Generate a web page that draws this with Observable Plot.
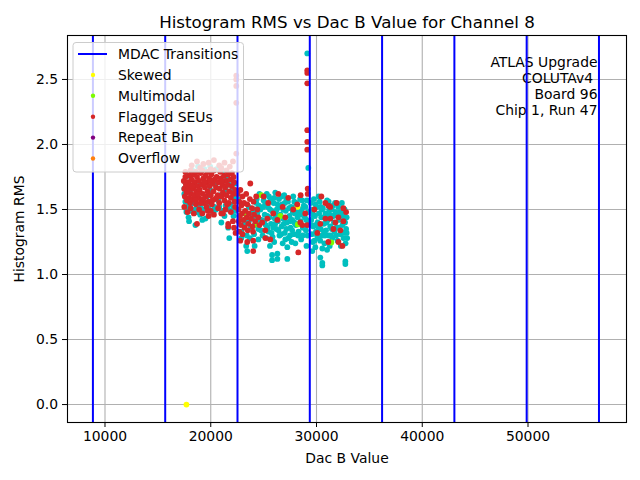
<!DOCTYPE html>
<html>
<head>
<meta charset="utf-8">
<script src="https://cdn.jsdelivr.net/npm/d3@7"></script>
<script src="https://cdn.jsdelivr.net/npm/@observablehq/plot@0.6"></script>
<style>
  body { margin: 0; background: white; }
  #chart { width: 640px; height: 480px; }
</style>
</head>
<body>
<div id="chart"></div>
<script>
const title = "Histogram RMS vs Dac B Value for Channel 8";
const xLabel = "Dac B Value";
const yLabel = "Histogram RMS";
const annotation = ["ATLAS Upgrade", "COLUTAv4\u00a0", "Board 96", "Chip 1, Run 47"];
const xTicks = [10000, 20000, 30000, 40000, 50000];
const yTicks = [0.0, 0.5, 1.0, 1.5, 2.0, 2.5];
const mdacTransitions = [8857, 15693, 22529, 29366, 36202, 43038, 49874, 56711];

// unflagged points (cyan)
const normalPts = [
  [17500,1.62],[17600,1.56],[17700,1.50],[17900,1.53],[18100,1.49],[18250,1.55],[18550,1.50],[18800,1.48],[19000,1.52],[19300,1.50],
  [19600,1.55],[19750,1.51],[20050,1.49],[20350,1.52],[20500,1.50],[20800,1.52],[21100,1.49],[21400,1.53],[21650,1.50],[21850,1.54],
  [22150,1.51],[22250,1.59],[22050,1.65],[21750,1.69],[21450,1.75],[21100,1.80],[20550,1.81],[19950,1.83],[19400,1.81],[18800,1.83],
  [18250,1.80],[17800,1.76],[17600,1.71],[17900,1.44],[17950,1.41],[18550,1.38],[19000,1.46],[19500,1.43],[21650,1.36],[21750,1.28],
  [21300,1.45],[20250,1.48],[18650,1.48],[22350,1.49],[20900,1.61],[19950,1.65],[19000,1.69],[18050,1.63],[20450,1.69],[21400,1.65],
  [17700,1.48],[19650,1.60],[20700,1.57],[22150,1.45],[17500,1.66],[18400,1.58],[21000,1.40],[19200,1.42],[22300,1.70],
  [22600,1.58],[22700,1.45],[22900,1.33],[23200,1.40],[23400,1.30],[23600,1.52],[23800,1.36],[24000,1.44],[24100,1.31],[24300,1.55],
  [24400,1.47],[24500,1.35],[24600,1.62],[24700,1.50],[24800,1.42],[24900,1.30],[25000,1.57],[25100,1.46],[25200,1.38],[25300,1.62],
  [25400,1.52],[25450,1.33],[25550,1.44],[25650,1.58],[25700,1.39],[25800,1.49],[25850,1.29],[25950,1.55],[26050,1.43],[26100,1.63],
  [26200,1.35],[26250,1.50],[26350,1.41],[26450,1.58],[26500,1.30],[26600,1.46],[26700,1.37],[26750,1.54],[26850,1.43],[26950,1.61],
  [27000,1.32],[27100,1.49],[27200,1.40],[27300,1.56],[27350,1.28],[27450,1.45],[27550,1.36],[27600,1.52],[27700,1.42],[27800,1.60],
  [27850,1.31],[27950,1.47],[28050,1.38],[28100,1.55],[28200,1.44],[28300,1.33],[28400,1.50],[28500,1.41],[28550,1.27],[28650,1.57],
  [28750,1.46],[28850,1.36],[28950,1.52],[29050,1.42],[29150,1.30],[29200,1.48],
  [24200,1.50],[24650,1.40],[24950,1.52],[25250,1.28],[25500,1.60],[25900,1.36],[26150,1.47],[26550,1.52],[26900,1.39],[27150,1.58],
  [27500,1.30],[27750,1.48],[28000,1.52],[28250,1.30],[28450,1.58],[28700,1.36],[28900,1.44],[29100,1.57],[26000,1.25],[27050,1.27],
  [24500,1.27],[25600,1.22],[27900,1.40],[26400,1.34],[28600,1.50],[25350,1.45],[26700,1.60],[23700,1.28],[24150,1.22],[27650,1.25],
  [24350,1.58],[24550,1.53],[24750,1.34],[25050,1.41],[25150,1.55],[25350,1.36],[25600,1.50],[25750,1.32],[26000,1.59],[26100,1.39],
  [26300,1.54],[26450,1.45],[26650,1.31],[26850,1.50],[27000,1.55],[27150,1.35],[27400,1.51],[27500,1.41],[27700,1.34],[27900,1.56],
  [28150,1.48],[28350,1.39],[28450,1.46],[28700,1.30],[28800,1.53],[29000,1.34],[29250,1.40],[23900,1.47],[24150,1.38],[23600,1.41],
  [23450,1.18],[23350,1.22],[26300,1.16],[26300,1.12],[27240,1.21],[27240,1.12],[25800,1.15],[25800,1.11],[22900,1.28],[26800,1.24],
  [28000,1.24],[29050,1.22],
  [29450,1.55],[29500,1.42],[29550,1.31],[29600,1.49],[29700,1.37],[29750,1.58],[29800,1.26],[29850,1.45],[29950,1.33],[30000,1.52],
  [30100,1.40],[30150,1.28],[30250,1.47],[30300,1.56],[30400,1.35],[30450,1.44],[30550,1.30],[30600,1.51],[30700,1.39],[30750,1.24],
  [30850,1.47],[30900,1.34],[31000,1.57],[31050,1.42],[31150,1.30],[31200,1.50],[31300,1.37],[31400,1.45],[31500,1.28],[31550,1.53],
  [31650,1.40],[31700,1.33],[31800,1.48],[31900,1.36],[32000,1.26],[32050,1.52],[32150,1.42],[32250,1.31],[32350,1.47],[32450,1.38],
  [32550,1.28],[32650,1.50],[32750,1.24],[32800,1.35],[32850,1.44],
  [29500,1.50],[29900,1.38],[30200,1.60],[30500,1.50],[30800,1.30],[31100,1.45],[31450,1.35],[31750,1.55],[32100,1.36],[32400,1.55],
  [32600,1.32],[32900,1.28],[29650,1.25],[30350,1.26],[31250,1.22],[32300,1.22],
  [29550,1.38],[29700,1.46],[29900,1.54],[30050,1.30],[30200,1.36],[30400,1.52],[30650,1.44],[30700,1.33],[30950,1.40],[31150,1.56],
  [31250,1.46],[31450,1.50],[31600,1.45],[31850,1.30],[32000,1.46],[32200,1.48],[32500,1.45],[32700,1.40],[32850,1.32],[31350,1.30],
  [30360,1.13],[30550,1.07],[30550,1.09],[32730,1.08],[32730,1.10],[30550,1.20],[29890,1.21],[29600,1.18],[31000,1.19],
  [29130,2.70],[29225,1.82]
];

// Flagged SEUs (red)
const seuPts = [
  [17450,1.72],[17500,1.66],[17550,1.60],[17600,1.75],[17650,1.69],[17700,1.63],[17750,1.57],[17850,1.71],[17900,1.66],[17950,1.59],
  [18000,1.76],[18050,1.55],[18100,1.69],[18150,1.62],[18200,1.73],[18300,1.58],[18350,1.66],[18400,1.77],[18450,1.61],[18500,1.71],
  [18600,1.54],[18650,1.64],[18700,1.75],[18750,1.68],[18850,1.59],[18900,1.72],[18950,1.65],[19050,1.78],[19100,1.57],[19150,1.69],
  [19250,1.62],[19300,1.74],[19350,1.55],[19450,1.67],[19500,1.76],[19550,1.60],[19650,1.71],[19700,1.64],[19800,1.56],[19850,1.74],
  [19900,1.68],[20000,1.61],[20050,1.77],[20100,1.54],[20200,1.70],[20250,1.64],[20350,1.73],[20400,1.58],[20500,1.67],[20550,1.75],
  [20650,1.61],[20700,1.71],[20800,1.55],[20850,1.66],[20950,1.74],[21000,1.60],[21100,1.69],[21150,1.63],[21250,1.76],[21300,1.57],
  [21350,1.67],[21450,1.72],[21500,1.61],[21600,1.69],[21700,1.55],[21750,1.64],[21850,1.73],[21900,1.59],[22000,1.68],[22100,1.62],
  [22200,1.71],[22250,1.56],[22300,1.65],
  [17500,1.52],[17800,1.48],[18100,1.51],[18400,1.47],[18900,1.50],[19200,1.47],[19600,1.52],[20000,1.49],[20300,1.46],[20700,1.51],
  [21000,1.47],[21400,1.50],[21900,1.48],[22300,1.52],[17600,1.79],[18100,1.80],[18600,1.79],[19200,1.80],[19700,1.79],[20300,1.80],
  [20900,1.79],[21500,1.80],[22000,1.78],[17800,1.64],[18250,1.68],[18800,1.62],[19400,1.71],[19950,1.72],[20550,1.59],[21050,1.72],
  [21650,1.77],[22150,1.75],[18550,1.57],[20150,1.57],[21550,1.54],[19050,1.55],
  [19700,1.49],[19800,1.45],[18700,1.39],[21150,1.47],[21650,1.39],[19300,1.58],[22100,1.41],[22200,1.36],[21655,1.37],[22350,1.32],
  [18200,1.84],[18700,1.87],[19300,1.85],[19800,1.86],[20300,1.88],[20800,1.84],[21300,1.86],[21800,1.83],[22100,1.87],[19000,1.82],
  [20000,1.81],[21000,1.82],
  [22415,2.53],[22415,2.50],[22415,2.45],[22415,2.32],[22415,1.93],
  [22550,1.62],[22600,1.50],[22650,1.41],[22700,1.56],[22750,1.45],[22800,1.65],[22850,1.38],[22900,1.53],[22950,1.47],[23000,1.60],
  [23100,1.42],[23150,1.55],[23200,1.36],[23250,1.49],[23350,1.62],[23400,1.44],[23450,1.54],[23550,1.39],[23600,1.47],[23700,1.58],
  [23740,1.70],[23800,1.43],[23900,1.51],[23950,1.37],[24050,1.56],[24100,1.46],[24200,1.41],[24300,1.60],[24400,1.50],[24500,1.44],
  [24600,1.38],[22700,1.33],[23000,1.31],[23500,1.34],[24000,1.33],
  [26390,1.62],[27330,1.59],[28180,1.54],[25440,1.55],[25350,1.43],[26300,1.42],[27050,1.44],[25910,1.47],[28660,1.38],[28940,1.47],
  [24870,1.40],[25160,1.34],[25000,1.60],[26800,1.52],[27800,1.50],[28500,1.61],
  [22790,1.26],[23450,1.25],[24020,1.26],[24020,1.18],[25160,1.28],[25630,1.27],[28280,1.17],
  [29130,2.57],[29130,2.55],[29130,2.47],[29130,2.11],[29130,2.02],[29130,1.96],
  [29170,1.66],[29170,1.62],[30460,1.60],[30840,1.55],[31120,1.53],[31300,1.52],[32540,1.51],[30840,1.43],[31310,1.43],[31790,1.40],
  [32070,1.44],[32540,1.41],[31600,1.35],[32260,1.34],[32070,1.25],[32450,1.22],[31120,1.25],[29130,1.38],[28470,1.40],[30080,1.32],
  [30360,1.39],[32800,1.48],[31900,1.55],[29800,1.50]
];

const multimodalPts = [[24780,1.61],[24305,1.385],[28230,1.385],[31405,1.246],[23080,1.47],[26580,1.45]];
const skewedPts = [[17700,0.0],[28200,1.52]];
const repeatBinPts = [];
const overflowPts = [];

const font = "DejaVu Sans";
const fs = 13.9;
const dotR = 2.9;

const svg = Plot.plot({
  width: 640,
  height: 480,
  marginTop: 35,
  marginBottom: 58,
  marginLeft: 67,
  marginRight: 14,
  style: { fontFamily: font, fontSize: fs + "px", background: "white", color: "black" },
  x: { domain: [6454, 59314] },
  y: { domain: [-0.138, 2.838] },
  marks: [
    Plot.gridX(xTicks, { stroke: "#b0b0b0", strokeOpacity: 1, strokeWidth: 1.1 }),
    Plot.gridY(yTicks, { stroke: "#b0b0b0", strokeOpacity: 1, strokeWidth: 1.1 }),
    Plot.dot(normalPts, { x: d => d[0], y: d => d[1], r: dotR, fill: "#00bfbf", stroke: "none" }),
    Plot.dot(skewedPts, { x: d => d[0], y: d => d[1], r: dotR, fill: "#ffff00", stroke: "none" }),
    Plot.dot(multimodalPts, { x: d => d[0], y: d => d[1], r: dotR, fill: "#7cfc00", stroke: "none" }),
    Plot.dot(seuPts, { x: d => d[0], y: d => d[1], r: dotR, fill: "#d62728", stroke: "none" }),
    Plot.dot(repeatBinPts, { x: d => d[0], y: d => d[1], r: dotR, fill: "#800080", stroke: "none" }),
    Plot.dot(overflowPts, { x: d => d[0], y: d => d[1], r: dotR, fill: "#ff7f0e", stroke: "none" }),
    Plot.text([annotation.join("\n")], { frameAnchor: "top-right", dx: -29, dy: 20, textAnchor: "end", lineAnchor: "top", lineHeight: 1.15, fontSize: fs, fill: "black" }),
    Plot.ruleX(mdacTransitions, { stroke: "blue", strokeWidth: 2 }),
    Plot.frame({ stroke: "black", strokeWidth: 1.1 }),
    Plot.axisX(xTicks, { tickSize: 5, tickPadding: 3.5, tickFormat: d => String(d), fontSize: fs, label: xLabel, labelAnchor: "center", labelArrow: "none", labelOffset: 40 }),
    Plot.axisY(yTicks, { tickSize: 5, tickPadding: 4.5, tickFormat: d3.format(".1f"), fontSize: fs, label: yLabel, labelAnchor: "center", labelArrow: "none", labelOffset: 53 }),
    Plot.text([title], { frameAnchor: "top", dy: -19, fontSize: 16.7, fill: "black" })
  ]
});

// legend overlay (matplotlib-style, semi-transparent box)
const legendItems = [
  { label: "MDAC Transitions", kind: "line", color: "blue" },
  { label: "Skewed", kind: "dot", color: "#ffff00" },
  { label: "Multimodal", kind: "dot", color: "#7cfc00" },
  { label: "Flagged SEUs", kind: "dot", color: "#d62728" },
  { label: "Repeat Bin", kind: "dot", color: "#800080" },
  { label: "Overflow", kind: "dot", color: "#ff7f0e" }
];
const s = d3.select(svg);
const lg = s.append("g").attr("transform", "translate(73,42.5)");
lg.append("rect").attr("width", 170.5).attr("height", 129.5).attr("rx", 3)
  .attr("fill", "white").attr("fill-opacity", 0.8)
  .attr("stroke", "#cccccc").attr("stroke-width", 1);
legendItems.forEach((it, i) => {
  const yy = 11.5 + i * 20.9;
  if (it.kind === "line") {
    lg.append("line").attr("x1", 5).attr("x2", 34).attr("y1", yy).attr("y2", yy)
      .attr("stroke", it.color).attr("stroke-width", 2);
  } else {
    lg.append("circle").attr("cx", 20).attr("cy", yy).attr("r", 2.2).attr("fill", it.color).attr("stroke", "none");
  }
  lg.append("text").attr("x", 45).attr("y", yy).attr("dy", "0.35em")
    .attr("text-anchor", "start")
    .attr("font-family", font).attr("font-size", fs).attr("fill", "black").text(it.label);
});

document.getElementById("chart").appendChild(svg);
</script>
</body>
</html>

★ ★ ★ ★ ★

(Instructions for the task): Print, exactly as written, the lines above from the first one to the one containing "43038, 49874, 56711];". Leave out pictures.

(Result of this exercise):
Generate a web page that draws this with Observable Plot.
<!DOCTYPE html>
<html>
<head>
<meta charset="utf-8">
<script src="https://cdn.jsdelivr.net/npm/d3@7"></script>
<script src="https://cdn.jsdelivr.net/npm/@observablehq/plot@0.6"></script>
<style>
  body { margin: 0; background: white; }
  #chart { width: 640px; height: 480px; }
</style>
</head>
<body>
<div id="chart"></div>
<script>
const title = "Histogram RMS vs Dac B Value for Channel 8";
const xLabel = "Dac B Value";
const yLabel = "Histogram RMS";
const annotation = ["ATLAS Upgrade", "COLUTAv4\u00a0", "Board 96", "Chip 1, Run 47"];
const xTicks = [10000, 20000, 30000, 40000, 50000];
const yTicks = [0.0, 0.5, 1.0, 1.5, 2.0, 2.5];
const mdacTransitions = [8857, 15693, 22529, 29366, 36202, 43038, 49874, 56711];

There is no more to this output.